The choices themselves manage to be some of the most difficult ones in my recent gameplaying history. Each one is a compromise, giving something you want and something you don't.

But I guess I should describe the story. For those who aren't aware DemonApologist is a talented author whose works almost exclusively focus on what I might describe as monsteryaoi, where a human engages in a romantic relationship with a being typically depicted as evil or malevolent by others. I've found their past works to be engaging and good with dialogue and emotion, so much so that I have tried to study them as I practice writing romance for commercial fiction.

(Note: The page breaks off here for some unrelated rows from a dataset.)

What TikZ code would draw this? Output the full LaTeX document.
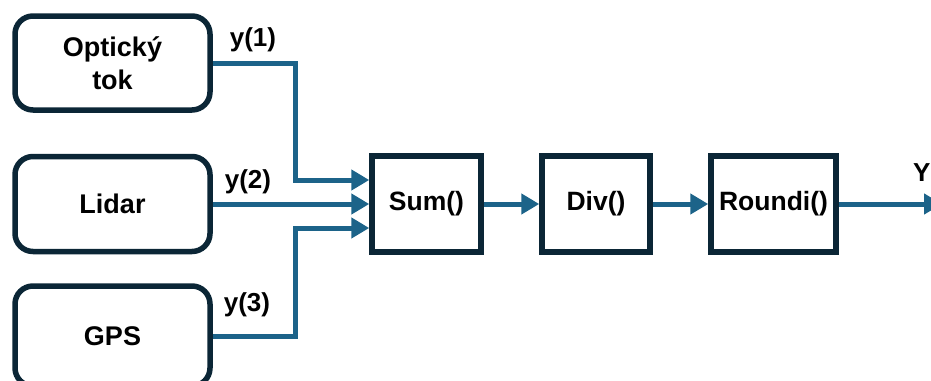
\documentclass[tikz,border=0pt]{standalone}
\usepackage{fontspec}
\setmainfont{Liberation Sans}
\usepackage{tikz}
\usetikzlibrary{arrows.meta, positioning, calc}
\definecolor{inkdeep}{HTML}{0B2636}
\definecolor{flowblue}{HTML}{1C6389}

\begin{document}
\begin{tikzpicture}[x=1pt,y=-1pt]
  \tikzstyle{src}=[draw=inkdeep, line width=5.5pt, rounded corners=18pt,
    minimum width=195pt, minimum height=95pt, align=center,
    font=\fontsize{27}{33}\selectfont\bfseries]
  \tikzstyle{fn}=[draw=inkdeep, line width=5.5pt,
    minimum height=96pt, align=center, inner sep=0pt,
    font=\fontsize{26.5}{33}\selectfont\bfseries]
  \tikzstyle{flow}=[-{Triangle[length=18pt,width=20pt]}, line width=5pt, flowblue]
  \tikzstyle{lbl}=[font=\fontsize{26}{30}\selectfont\bfseries, inner sep=0pt]

  \useasboundingbox (0,0) rectangle (931,380);

  \node[src, minimum height=94pt] (opt) at (112.5,63) {Optický\\tok};
  \node[src] (lid) at (112.5,204) {Lidar};
  \node[src, minimum height=100pt] (gps) at (112.5,336) {GPS};

  \node[fn, minimum width=109pt] (sum) at (426.5,204) {Sum()};
  \node[fn, minimum width=108pt] (div) at (596,204)   {Div()};
  \node[fn, minimum width=125pt] (rnd) at (773.5,204) {Roundi()};
  \coordinate (out) at (942,204);

  \draw[flow] (opt.east) -- ++(83,0) |- ([yshift=24pt]sum.west);
  \draw[flow] (lid.east) -- (sum.west);
  \draw[flow] (gps.east) -- ++(83,0) |- ([yshift=-24pt]sum.west);
  \draw[flow] (sum)--(div);
  \draw[flow] (div)--(rnd);
  \draw[flow] (rnd)--(out);

  \node[lbl] (y1) at (253,40)  {y(1)};
  \node[lbl] (y2) at (248,182) {y(2)};
  \node[lbl] (y3) at (247,305) {y(3)};
  \node[lbl, anchor=west] (yo) at (913,173) {Y};
\end{tikzpicture}
\end{document}
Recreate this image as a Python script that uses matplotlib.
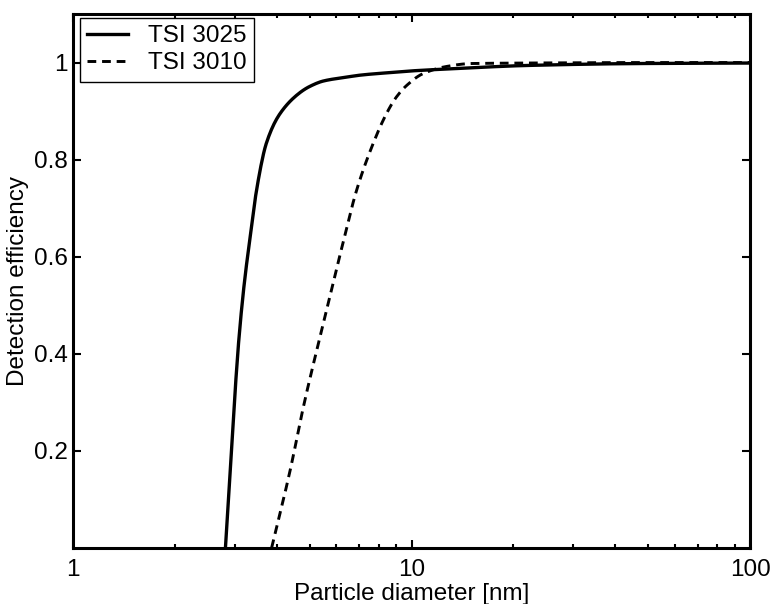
import numpy as np
import matplotlib
matplotlib.use('Agg')
import matplotlib.pyplot as plt
from matplotlib.ticker import LogLocator, NullFormatter, FixedLocator

plt.rcParams['font.family'] = ['Liberation Sans', 'DejaVu Sans']

# values
d_3025 = [2.82, 2.91, 3.0, 3.09, 3.2, 3.35, 3.49, 3.73, 4.09, 4.68, 5.01, 5.49,
          6.43, 7.04, 8.5, 10.1, 13.9, 21.9, 47.3, 100]
eff_3025 = [0.0, 0.154, 0.305, 0.43, 0.54, 0.65, 0.74, 0.835, 0.895, 0.938, 0.951, 0.962,
            0.97, 0.974, 0.979, 0.983, 0.988, 0.994, 0.998, 0.999]

d_3010 = [3.86, 4.38, 4.79, 5.25, 5.68, 6.22, 6.89, 7.71, 8.45, 9.0, 9.68, 10.8, 12.7,
          15.0, 21.9, 47.3, 100]
eff_3010 = [0.0, 0.16, 0.29, 0.408, 0.505, 0.618, 0.738, 0.834, 0.896, 0.928, 0.953, 0.977, 0.992,
            0.998, 0.999, 1.0, 1.0]

yticks = [0.2, 0.4, 0.6, 0.8, 1.0]
ytick_labels = ['0.2', '0.4', '0.6', '0.8', '1']
xticks = [1, 10, 100]
xtick_labels = ['1', '10', '100']

FS = 17.5

fig = plt.figure(figsize=(7.71, 6.04), dpi=100)
ax = fig.add_axes([0.0947, 0.0927, 0.8781, 0.8841])

# monotone cubic (pchip) through the read points, in log-x
def smooth(d, e, n=400):
    ld = np.log10(np.asarray(d, float)); e = np.asarray(e, float)
    xs = np.linspace(ld[0], ld[-1], n)
    h = np.diff(ld); delta = np.diff(e) / h
    m = np.zeros_like(e)
    m[0] = delta[0]; m[-1] = delta[-1]
    for k in range(1, len(e) - 1):
        if delta[k - 1] * delta[k] <= 0:
            m[k] = 0
        else:
            w1 = 2 * h[k] + h[k - 1]; w2 = h[k] + 2 * h[k - 1]
            m[k] = (w1 + w2) / (w1 / delta[k - 1] + w2 / delta[k])
    idx = np.clip(np.searchsorted(ld, xs) - 1, 0, len(h) - 1)
    t = (xs - ld[idx]) / h[idx]
    h00 = 2*t**3 - 3*t**2 + 1; h10 = t**3 - 2*t**2 + t
    h01 = -2*t**3 + 3*t**2; h11 = t**3 - t**2
    ys = h00*e[idx] + h10*h[idx]*m[idx] + h01*e[idx+1] + h11*h[idx]*m[idx+1]
    return 10**xs, ys

x1, y1 = smooth(d_3025, eff_3025)
x2, y2 = smooth(d_3010, eff_3010)
ax.plot(x1, y1, 'k-', lw=2.4, label='TSI 3025')
ax.plot(x2, y2, 'k--', lw=2.1, dashes=(3.0, 2.0), label='TSI 3010')

ax.set_xscale('log')
ax.set_xlim(1, 100)
ax.set_ylim(0, 1.1)
ax.xaxis.set_major_locator(FixedLocator(xticks))
ax.set_xticklabels(xtick_labels)
ax.xaxis.set_minor_locator(LogLocator(base=10, subs=np.arange(2, 10)))
ax.xaxis.set_minor_formatter(NullFormatter())
ax.set_yticks(yticks)
ax.set_yticklabels(ytick_labels)

ax.tick_params(which='both', direction='in', top=True, right=True, labelsize=FS, width=1.5)
ax.tick_params(which='major', length=6)
ax.tick_params(which='minor', length=3)
ax.tick_params(axis='x', pad=8)
ax.tick_params(axis='y', pad=4)
for s in ax.spines.values():
    s.set_linewidth(2.2)

ax.set_xlabel('Particle diameter [nm]', fontsize=FS, labelpad=1)
ax.set_ylabel('Detection efficiency', fontsize=FS, labelpad=3)

leg = ax.legend(loc='upper left', bbox_to_anchor=(0.010, 0.993), borderaxespad=0,
                fontsize=FS, handlelength=1.7, fancybox=False,
                framealpha=1, borderpad=0.3, labelspacing=0.22, handletextpad=0.8)
leg.get_frame().set_edgecolor('black')
leg.get_frame().set_linewidth(1.0)

fig.savefig('out.png', dpi=100)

This game is no exception to the monster-loving pattern; in fact, it's the most well-formed example of it I've played. It also, as I describe earlier, provides an enhanced sense of agency.

Our protagonist is a humble initiate who has been prevented from ascending in the ranks of magicdom due to a cruel and callous advisor who won't let him graduate due to his sympathy towards demons. The advisor even summons demons and has them fight each other to the death to demonstrate how unimportant their lives are. He then gives the initiate an impossible task: to light the Pharos Fidelis, an extremely cursed lighthouse at the center of a magical storm.

He is also explicitly asked not to summon demons, and, if he does, to expect them to kill him.

Our initiate, therefore, takes the most logical action in the moment, which is to summon the hottest demon he knows (the one who was defeated in the earlier duel) and to flirt with him awkwardly.

Fortunately, it works out! Or not. That's where the choices come into play. At critical moments, 'you', the viewpoint character (different form the protagonist), get to influence the demon towards one of two options. Each option comes with one benefit and one drawback. These critical moments stack, producing numerous branching timelines and a ton of different endings.

The game looks great. The UI has little gears that pop open side comments and commentary, and I especially loved the background color change when the big event occurred. That event itself was described quite beautifully.

Perhaps surprisingly, the romance in this game peaks in the middle, not the end, allowing us plenty of time to see what a fully formed relationship might look like. I am reticent to play explicit games, but the game is very tasteful in describing our interactions with the demon and I did not feel distressed.

The game left me with a question in my mind about demon love and the concept of demon apologism in general. What is the essential core and appeal of the demon? Is it to be evil, itself? Or is it to be called evil by others? Would a sainted angel who is angelic in nature but hated by a cruel world still feel like a demon, or is it more important that the demon be ruthless and aggressive in nature and only tamed by the touch of man? If a demon turns out to be a good guy, does that erase his demon nature? If to be a demon is to be evil incarnate, can a demon truly make someone happy, a decidedly non-evil act? If it is not evil incarnate, then what makes a demon? It is a paradox, and not just a fruitless one. A lot of romance and even stories in general pivot on the notion of a 'bad boy/girl' that ends up having a heart of gold and doesn't really do bad boy things at all. This isn't directed to the author, it's just something their game made me think about a lot, because I think it's core to a large swathe of storytelling.